▸ REQUIRED TASK:
Starting at the first line of the data, print each line verbatim up to and including the line bearing "ax.set_axisbelow(True)", omitting pictures.

▸ DATASET CONTENT:
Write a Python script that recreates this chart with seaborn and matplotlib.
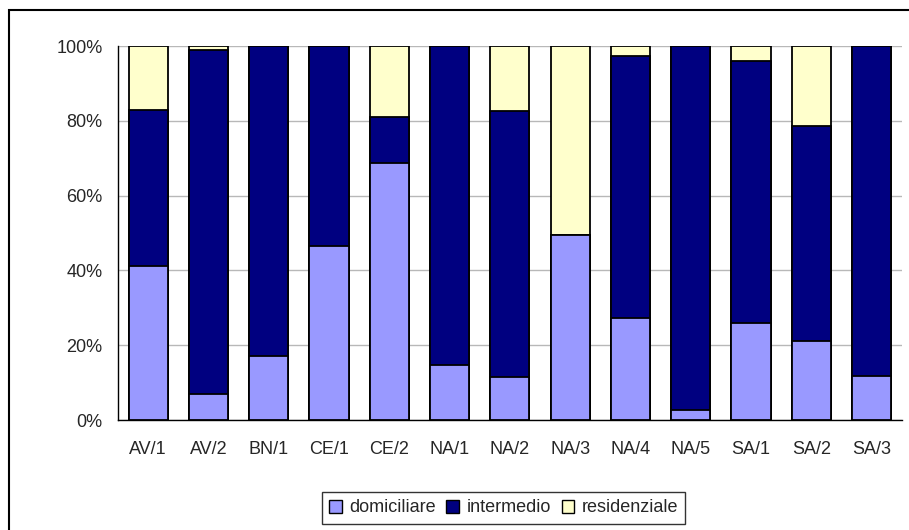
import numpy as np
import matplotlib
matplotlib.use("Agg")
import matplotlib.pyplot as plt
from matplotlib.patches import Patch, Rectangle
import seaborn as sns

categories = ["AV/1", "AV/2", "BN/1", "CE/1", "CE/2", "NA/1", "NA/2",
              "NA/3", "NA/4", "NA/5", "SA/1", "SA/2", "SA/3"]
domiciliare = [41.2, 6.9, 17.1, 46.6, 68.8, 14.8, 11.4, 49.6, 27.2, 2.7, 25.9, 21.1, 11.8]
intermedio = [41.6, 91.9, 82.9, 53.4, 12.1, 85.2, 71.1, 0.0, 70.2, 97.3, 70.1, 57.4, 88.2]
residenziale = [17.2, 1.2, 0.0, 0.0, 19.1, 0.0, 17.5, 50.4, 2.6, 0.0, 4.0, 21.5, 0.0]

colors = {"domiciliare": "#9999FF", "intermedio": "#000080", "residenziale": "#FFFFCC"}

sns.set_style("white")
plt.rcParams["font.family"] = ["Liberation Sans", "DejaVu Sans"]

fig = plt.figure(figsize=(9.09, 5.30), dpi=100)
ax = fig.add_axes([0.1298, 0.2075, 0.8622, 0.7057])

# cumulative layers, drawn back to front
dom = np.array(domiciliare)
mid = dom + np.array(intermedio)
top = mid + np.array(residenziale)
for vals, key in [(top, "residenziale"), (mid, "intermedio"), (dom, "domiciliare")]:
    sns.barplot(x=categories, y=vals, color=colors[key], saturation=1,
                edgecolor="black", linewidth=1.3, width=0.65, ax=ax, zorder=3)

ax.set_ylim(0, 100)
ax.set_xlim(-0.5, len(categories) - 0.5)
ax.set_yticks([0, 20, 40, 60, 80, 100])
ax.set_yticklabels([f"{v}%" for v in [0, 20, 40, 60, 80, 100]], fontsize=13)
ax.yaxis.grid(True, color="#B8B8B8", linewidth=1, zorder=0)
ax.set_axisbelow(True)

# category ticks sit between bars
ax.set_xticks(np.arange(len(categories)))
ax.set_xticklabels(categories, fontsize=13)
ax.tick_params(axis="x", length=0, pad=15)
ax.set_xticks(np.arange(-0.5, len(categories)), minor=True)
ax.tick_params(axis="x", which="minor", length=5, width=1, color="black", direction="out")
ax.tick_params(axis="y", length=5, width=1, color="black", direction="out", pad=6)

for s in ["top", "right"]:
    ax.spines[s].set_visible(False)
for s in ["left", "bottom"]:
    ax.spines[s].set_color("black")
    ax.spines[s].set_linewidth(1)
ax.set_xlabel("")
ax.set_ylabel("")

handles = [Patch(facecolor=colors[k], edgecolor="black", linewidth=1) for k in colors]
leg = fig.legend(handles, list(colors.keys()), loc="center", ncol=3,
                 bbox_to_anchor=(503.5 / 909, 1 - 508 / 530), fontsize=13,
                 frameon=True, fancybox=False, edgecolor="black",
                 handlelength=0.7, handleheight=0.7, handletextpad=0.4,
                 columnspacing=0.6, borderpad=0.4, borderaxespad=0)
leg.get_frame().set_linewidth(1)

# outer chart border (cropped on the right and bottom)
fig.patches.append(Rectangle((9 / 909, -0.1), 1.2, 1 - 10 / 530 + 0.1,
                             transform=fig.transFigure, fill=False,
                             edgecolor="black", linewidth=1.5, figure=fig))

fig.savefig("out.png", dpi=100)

▸ COMPLETE ANSWER:
Write a Python script that recreates this chart with seaborn and matplotlib.
import numpy as np
import matplotlib
matplotlib.use("Agg")
import matplotlib.pyplot as plt
from matplotlib.patches import Patch, Rectangle
import seaborn as sns

categories = ["AV/1", "AV/2", "BN/1", "CE/1", "CE/2", "NA/1", "NA/2",
              "NA/3", "NA/4", "NA/5", "SA/1", "SA/2", "SA/3"]
domiciliare = [41.2, 6.9, 17.1, 46.6, 68.8, 14.8, 11.4, 49.6, 27.2, 2.7, 25.9, 21.1, 11.8]
intermedio = [41.6, 91.9, 82.9, 53.4, 12.1, 85.2, 71.1, 0.0, 70.2, 97.3, 70.1, 57.4, 88.2]
residenziale = [17.2, 1.2, 0.0, 0.0, 19.1, 0.0, 17.5, 50.4, 2.6, 0.0, 4.0, 21.5, 0.0]

colors = {"domiciliare": "#9999FF", "intermedio": "#000080", "residenziale": "#FFFFCC"}

sns.set_style("white")
plt.rcParams["font.family"] = ["Liberation Sans", "DejaVu Sans"]

fig = plt.figure(figsize=(9.09, 5.30), dpi=100)
ax = fig.add_axes([0.1298, 0.2075, 0.8622, 0.7057])

# cumulative layers, drawn back to front
dom = np.array(domiciliare)
mid = dom + np.array(intermedio)
top = mid + np.array(residenziale)
for vals, key in [(top, "residenziale"), (mid, "intermedio"), (dom, "domiciliare")]:
    sns.barplot(x=categories, y=vals, color=colors[key], saturation=1,
                edgecolor="black", linewidth=1.3, width=0.65, ax=ax, zorder=3)

ax.set_ylim(0, 100)
ax.set_xlim(-0.5, len(categories) - 0.5)
ax.set_yticks([0, 20, 40, 60, 80, 100])
ax.set_yticklabels([f"{v}%" for v in [0, 20, 40, 60, 80, 100]], fontsize=13)
ax.yaxis.grid(True, color="#B8B8B8", linewidth=1, zorder=0)
ax.set_axisbelow(True)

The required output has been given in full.